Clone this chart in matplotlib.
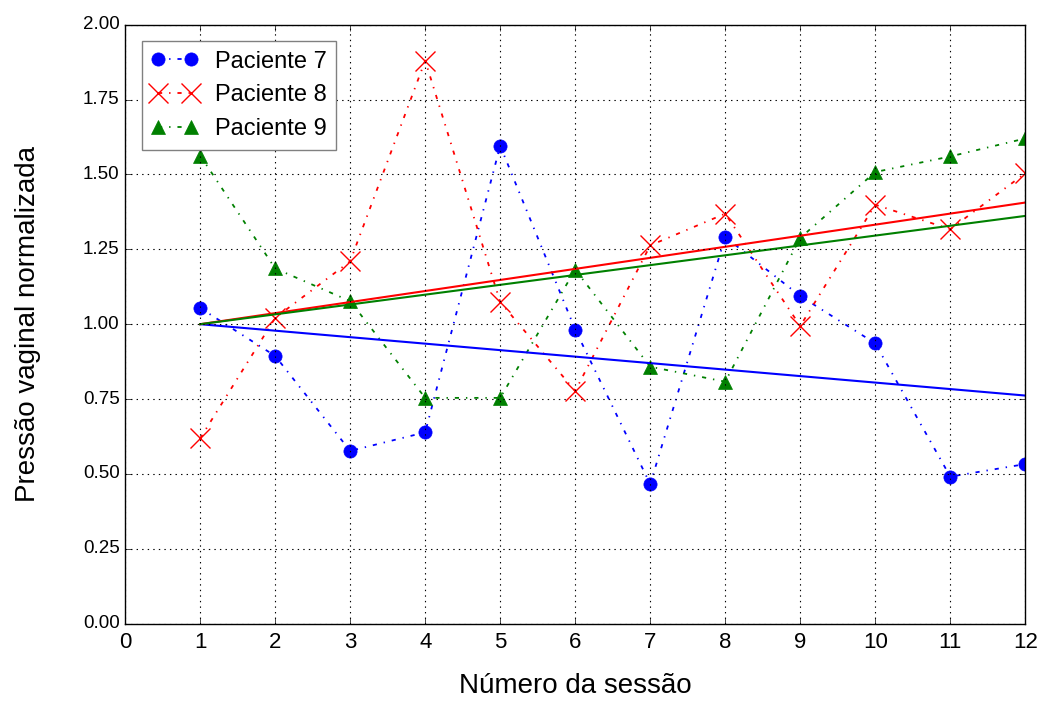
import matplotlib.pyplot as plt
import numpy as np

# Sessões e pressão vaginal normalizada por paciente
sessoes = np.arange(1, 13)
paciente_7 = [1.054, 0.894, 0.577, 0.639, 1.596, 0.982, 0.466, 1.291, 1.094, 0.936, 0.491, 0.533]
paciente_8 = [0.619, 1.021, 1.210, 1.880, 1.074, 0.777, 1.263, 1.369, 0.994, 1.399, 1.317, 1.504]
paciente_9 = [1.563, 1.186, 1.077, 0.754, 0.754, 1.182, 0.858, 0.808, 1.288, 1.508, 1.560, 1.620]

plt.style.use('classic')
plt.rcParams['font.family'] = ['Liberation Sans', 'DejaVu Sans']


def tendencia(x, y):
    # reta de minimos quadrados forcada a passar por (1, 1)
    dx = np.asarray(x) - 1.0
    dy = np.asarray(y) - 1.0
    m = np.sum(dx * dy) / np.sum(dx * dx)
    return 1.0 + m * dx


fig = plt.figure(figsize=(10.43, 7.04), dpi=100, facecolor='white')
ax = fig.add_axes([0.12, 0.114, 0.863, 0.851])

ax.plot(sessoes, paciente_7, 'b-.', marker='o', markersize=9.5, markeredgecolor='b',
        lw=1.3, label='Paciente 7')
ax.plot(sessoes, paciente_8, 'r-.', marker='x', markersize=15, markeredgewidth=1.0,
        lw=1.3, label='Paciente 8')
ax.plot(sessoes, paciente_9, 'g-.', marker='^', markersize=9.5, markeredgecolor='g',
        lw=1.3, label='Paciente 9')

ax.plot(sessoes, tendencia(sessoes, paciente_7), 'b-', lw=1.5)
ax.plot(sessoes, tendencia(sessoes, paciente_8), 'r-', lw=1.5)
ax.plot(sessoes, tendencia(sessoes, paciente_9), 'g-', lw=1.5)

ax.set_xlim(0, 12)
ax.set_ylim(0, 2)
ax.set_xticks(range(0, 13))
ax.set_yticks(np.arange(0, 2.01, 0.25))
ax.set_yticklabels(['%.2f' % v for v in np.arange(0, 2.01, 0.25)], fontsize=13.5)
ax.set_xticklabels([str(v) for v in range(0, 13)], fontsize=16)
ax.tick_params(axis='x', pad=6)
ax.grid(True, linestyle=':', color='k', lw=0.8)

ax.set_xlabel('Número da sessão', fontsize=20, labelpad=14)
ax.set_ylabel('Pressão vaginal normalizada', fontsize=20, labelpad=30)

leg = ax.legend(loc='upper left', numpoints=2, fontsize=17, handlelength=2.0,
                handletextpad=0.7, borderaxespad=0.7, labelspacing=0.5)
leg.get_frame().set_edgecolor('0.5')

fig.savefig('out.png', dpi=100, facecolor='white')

§ Task prompt
Please restate the material above line by line, exactly, beginning at its first line and ending with the line that contains "ax.grid(True, linestyle=':', color='k', lw=0.8)", without any pictures.

§ Expected answer
Clone this chart in matplotlib.
import matplotlib.pyplot as plt
import numpy as np

# Sessões e pressão vaginal normalizada por paciente
sessoes = np.arange(1, 13)
paciente_7 = [1.054, 0.894, 0.577, 0.639, 1.596, 0.982, 0.466, 1.291, 1.094, 0.936, 0.491, 0.533]
paciente_8 = [0.619, 1.021, 1.210, 1.880, 1.074, 0.777, 1.263, 1.369, 0.994, 1.399, 1.317, 1.504]
paciente_9 = [1.563, 1.186, 1.077, 0.754, 0.754, 1.182, 0.858, 0.808, 1.288, 1.508, 1.560, 1.620]

plt.style.use('classic')
plt.rcParams['font.family'] = ['Liberation Sans', 'DejaVu Sans']


def tendencia(x, y):
    # reta de minimos quadrados forcada a passar por (1, 1)
    dx = np.asarray(x) - 1.0
    dy = np.asarray(y) - 1.0
    m = np.sum(dx * dy) / np.sum(dx * dx)
    return 1.0 + m * dx


fig = plt.figure(figsize=(10.43, 7.04), dpi=100, facecolor='white')
ax = fig.add_axes([0.12, 0.114, 0.863, 0.851])

ax.plot(sessoes, paciente_7, 'b-.', marker='o', markersize=9.5, markeredgecolor='b',
        lw=1.3, label='Paciente 7')
ax.plot(sessoes, paciente_8, 'r-.', marker='x', markersize=15, markeredgewidth=1.0,
        lw=1.3, label='Paciente 8')
ax.plot(sessoes, paciente_9, 'g-.', marker='^', markersize=9.5, markeredgecolor='g',
        lw=1.3, label='Paciente 9')

ax.plot(sessoes, tendencia(sessoes, paciente_7), 'b-', lw=1.5)
ax.plot(sessoes, tendencia(sessoes, paciente_8), 'r-', lw=1.5)
ax.plot(sessoes, tendencia(sessoes, paciente_9), 'g-', lw=1.5)

ax.set_xlim(0, 12)
ax.set_ylim(0, 2)
ax.set_xticks(range(0, 13))
ax.set_yticks(np.arange(0, 2.01, 0.25))
ax.set_yticklabels(['%.2f' % v for v in np.arange(0, 2.01, 0.25)], fontsize=13.5)
ax.set_xticklabels([str(v) for v in range(0, 13)], fontsize=16)
ax.tick_params(axis='x', pad=6)
ax.grid(True, linestyle=':', color='k', lw=0.8)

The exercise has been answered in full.